— begin DATA SEGMENT —
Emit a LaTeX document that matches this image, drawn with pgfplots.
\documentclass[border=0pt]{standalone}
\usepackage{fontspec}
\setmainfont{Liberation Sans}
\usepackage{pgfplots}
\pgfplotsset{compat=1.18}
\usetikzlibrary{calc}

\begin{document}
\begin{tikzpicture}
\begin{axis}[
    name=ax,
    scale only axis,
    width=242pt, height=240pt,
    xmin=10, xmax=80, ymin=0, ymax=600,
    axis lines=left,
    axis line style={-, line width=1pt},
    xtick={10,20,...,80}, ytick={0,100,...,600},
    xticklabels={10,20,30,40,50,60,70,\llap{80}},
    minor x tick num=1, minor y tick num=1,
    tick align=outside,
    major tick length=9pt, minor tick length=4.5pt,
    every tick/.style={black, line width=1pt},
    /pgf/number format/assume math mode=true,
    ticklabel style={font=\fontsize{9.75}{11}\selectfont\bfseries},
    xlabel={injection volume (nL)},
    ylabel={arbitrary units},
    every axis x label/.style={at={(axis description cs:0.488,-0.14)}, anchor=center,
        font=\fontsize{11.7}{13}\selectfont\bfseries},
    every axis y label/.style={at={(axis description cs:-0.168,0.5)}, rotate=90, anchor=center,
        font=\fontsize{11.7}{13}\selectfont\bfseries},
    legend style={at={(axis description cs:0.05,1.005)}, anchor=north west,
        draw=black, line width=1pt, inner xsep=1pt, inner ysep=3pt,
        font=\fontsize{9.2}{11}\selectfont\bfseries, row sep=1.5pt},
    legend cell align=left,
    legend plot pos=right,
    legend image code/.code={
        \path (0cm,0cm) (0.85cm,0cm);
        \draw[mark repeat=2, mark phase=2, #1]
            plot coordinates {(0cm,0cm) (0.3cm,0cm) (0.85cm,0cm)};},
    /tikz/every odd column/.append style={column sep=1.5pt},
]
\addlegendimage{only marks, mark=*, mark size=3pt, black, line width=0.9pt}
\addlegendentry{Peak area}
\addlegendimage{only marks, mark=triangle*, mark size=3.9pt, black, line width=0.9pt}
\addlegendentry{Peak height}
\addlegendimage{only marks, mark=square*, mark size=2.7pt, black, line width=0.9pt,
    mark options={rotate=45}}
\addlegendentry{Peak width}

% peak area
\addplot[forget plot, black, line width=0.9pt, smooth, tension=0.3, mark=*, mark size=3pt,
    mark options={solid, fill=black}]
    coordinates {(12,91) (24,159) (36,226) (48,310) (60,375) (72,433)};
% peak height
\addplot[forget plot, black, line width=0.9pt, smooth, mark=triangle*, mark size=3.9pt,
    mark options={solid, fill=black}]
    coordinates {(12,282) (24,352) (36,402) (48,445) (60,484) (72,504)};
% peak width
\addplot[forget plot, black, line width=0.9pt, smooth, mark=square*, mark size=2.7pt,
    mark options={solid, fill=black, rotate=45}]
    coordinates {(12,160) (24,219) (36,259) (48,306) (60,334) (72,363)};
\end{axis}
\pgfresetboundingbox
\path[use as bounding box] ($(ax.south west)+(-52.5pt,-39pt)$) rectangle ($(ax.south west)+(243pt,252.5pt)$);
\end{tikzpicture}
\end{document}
— end DATA SEGMENT —
→ SHORT PROBLEM
Return the lines above exactly, keeping every word.

→ SOLUTION FOR THIS EXERCISE
Emit a LaTeX document that matches this image, drawn with pgfplots.
\documentclass[border=0pt]{standalone}
\usepackage{fontspec}
\setmainfont{Liberation Sans}
\usepackage{pgfplots}
\pgfplotsset{compat=1.18}
\usetikzlibrary{calc}

\begin{document}
\begin{tikzpicture}
\begin{axis}[
    name=ax,
    scale only axis,
    width=242pt, height=240pt,
    xmin=10, xmax=80, ymin=0, ymax=600,
    axis lines=left,
    axis line style={-, line width=1pt},
    xtick={10,20,...,80}, ytick={0,100,...,600},
    xticklabels={10,20,30,40,50,60,70,\llap{80}},
    minor x tick num=1, minor y tick num=1,
    tick align=outside,
    major tick length=9pt, minor tick length=4.5pt,
    every tick/.style={black, line width=1pt},
    /pgf/number format/assume math mode=true,
    ticklabel style={font=\fontsize{9.75}{11}\selectfont\bfseries},
    xlabel={injection volume (nL)},
    ylabel={arbitrary units},
    every axis x label/.style={at={(axis description cs:0.488,-0.14)}, anchor=center,
        font=\fontsize{11.7}{13}\selectfont\bfseries},
    every axis y label/.style={at={(axis description cs:-0.168,0.5)}, rotate=90, anchor=center,
        font=\fontsize{11.7}{13}\selectfont\bfseries},
    legend style={at={(axis description cs:0.05,1.005)}, anchor=north west,
        draw=black, line width=1pt, inner xsep=1pt, inner ysep=3pt,
        font=\fontsize{9.2}{11}\selectfont\bfseries, row sep=1.5pt},
    legend cell align=left,
    legend plot pos=right,
    legend image code/.code={
        \path (0cm,0cm) (0.85cm,0cm);
        \draw[mark repeat=2, mark phase=2, #1]
            plot coordinates {(0cm,0cm) (0.3cm,0cm) (0.85cm,0cm)};},
    /tikz/every odd column/.append style={column sep=1.5pt},
]
\addlegendimage{only marks, mark=*, mark size=3pt, black, line width=0.9pt}
\addlegendentry{Peak area}
\addlegendimage{only marks, mark=triangle*, mark size=3.9pt, black, line width=0.9pt}
\addlegendentry{Peak height}
\addlegendimage{only marks, mark=square*, mark size=2.7pt, black, line width=0.9pt,
    mark options={rotate=45}}
\addlegendentry{Peak width}

% peak area
\addplot[forget plot, black, line width=0.9pt, smooth, tension=0.3, mark=*, mark size=3pt,
    mark options={solid, fill=black}]
    coordinates {(12,91) (24,159) (36,226) (48,310) (60,375) (72,433)};
% peak height
\addplot[forget plot, black, line width=0.9pt, smooth, mark=triangle*, mark size=3.9pt,
    mark options={solid, fill=black}]
    coordinates {(12,282) (24,352) (36,402) (48,445) (60,484) (72,504)};
% peak width
\addplot[forget plot, black, line width=0.9pt, smooth, mark=square*, mark size=2.7pt,
    mark options={solid, fill=black, rotate=45}]
    coordinates {(12,160) (24,219) (36,259) (48,306) (60,334) (72,363)};
\end{axis}
\pgfresetboundingbox
\path[use as bounding box] ($(ax.south west)+(-52.5pt,-39pt)$) rectangle ($(ax.south west)+(243pt,252.5pt)$);
\end{tikzpicture}
\end{document}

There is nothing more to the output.